The Secretary of State for Business, Energy and Industrial Strategy today unveiled the Industrial Strategy White Paper – and it is built around the principles of retooling the national economy for a productive, growth-oriented future, addressing the structural obstacles we face as a country and presenting a series of Grand Challenges which industry, research leaders, Government and civil society must work together to address.
What’s in the White Paper?
Some of the concepts and interventions presented in last weeks’ Budget – the commitment to uplift and extend the National Productivity Investment Fund; the increase in R&D expenditure tax credit; and the further £2.5bn fund for innovative and high-potential businesses incubated through the British Business Bank – have been given additional colour in today’s document; as has the underpinning commitment to increase investment in R&D to 2.4% of GDP and beyond over the coming decade.
But across the five foundations of productivity widely trailed before the Strategy’s publication – ideas, people, infrastructure, business environment and place – there are multiple new interventions of relevance to the Hub and its stakeholders, and we plan to engage closely with Government and others to breathe life into the Strategy’s bold ambition to make the UK the most innovative nation in the world by 2030. And the new programme of Grand Challenges in artificial intelligence, clean growth, the future of mobility and our aging society bring national priorities into sharp relief.
Challenge Funds and Strategic Priorities
New investment in the Industrial Strategy Challenge Fund, with an additional £725m to capture the value of innovation; a new competitive Strategic Priorities Fund, to support innovative R&D otherwise at risk of being missed; additional grant funding for Innovate UK; and a competitive ‘Strength in Places’ fund, building on evidence emerging from the Science and Innovation Audits; and the £1.7bn ‘Transforming Cities’ Fund, building the physical connections that can help to diffuse the outputs of growth.

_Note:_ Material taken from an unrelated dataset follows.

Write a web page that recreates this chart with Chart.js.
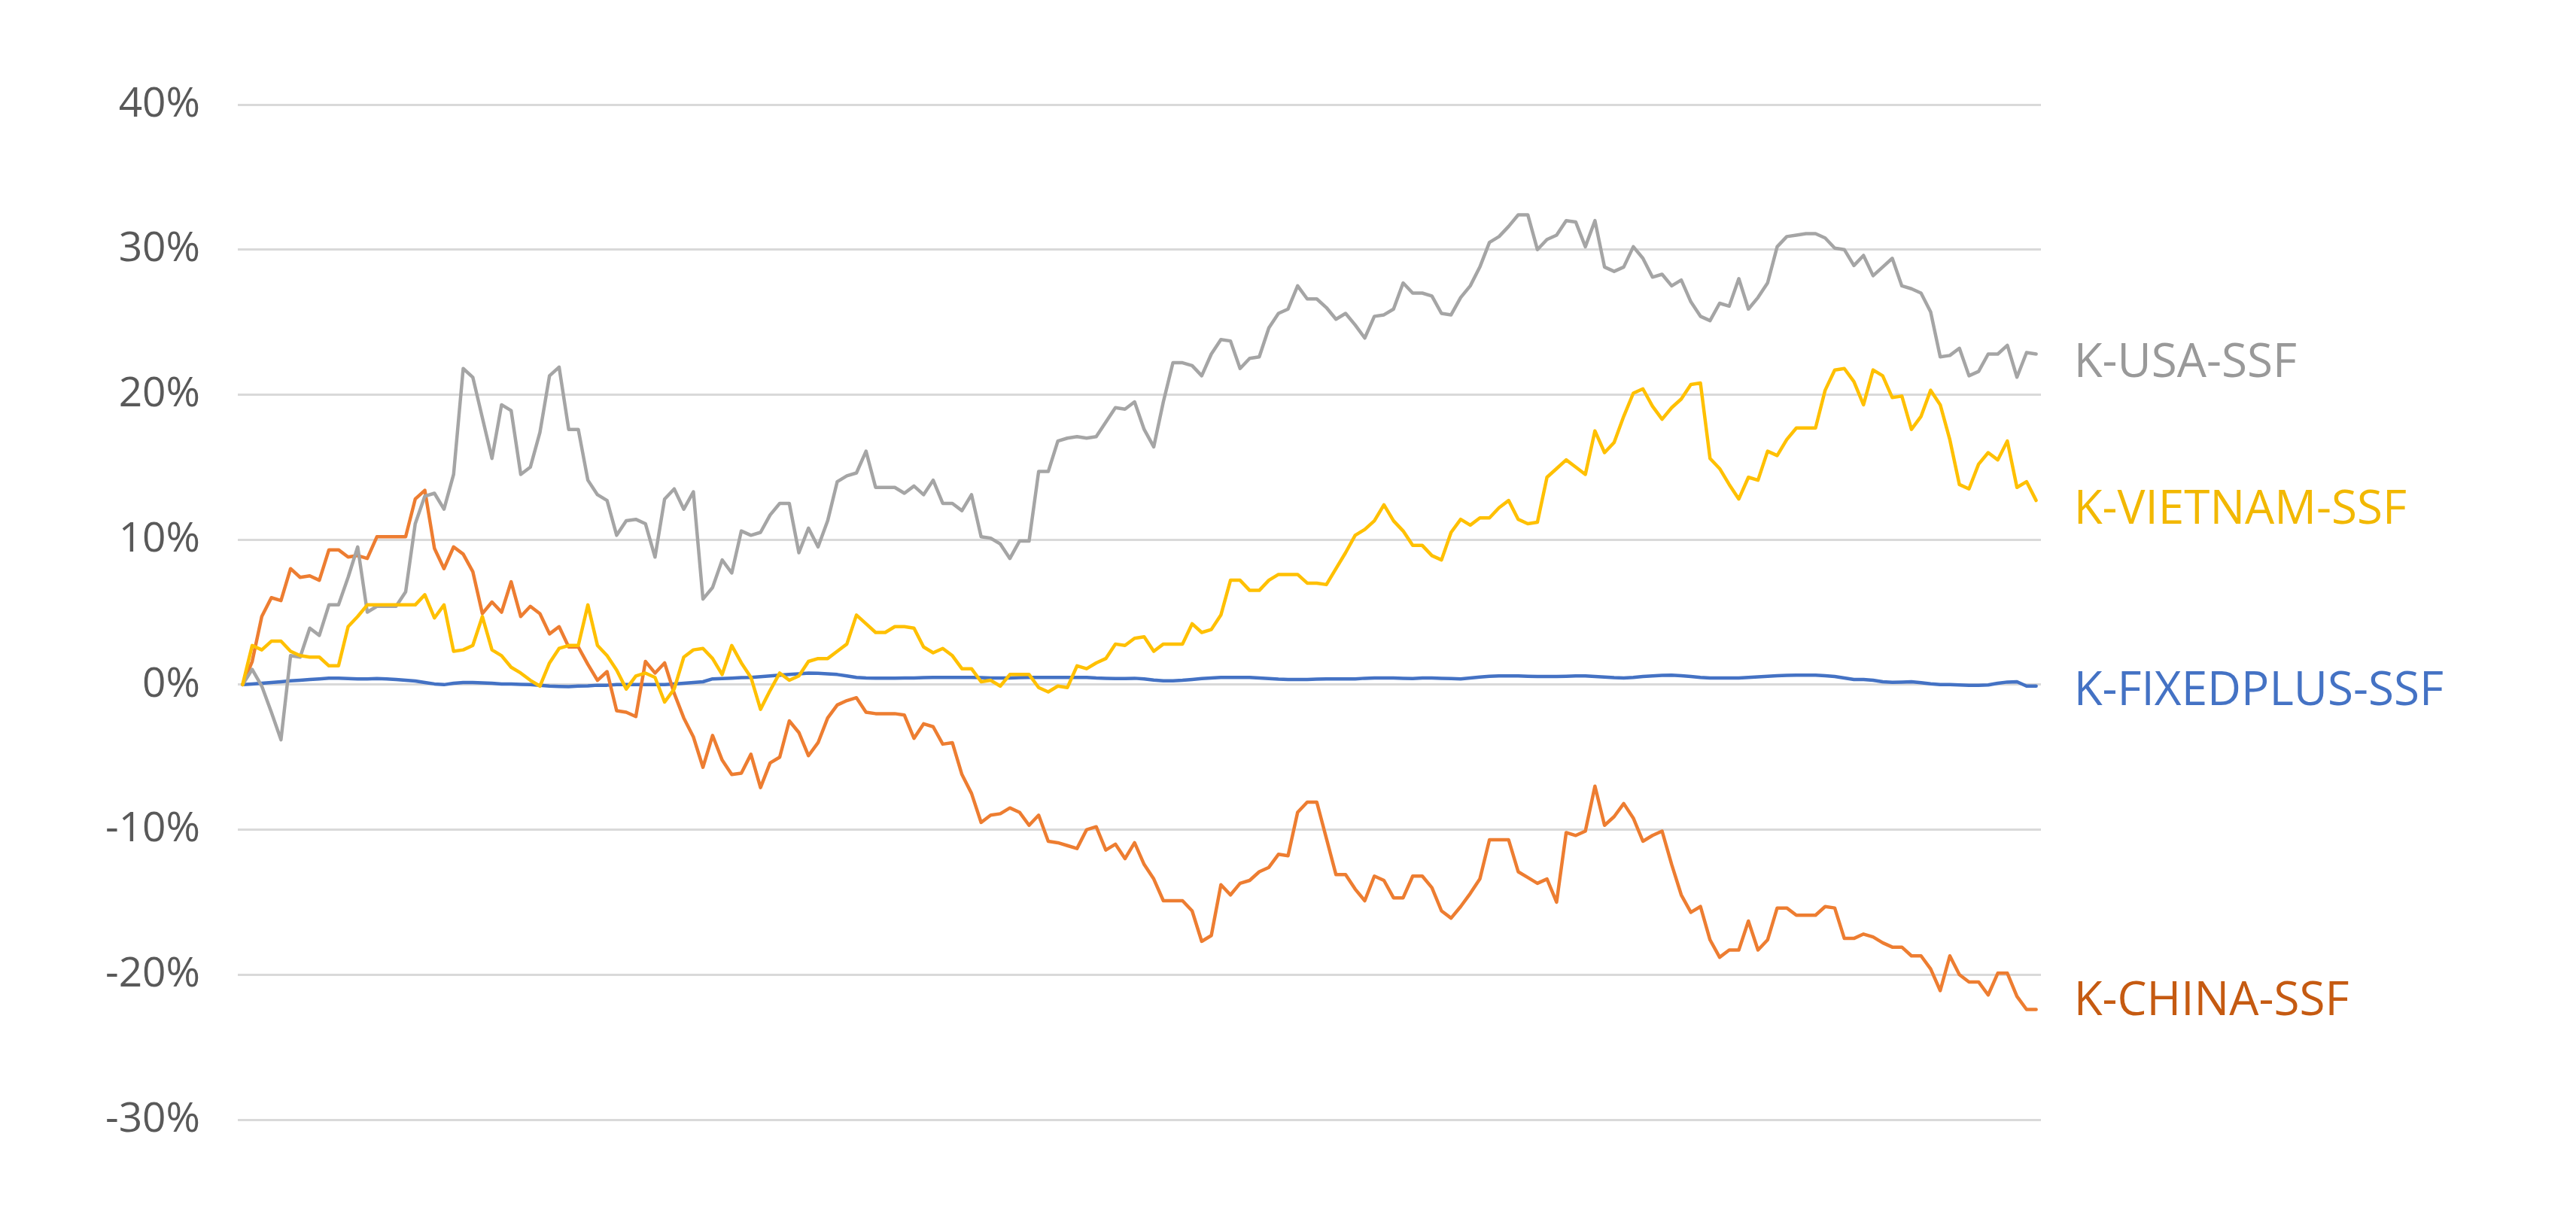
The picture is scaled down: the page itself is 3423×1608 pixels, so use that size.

Each measure represents Government, and willing actors in the ecosystem, seeking to address the issues we all face: the need to rebalance the economy and address underperformance in disadvantaged areas; the challenge of comparative low productivity per hour worked; and the new economic reality emerging post-Brexit. And sector deals in construction, life sciences, AI and automotive industries represent an opportunity for players to congregate around some of the emergent opportunities which will help us build a resilient economy for the future.
The Hub and the White Paper
Through the Science and Innovation Audits as referenced above – and the primacy of Local Enterprise Partnerships in developing local industrial strategies, in areas without a Mayoral presence – we also see here the increasing prominence of local actors in leading the way on growth and productivity, using the tools and information available at their fingertips – tools and information the Hub seeks to enhance and augment.
These are all encouraging interventions but they will need the commitment of industry, local partners and national agencies to lead the way. The Hub will explore the Industrial Strategy – its opportunities, challenges and ambitions – in more detail over the coming weeks, with commentary and expanded reflections on individual themes and interventions to follow soon.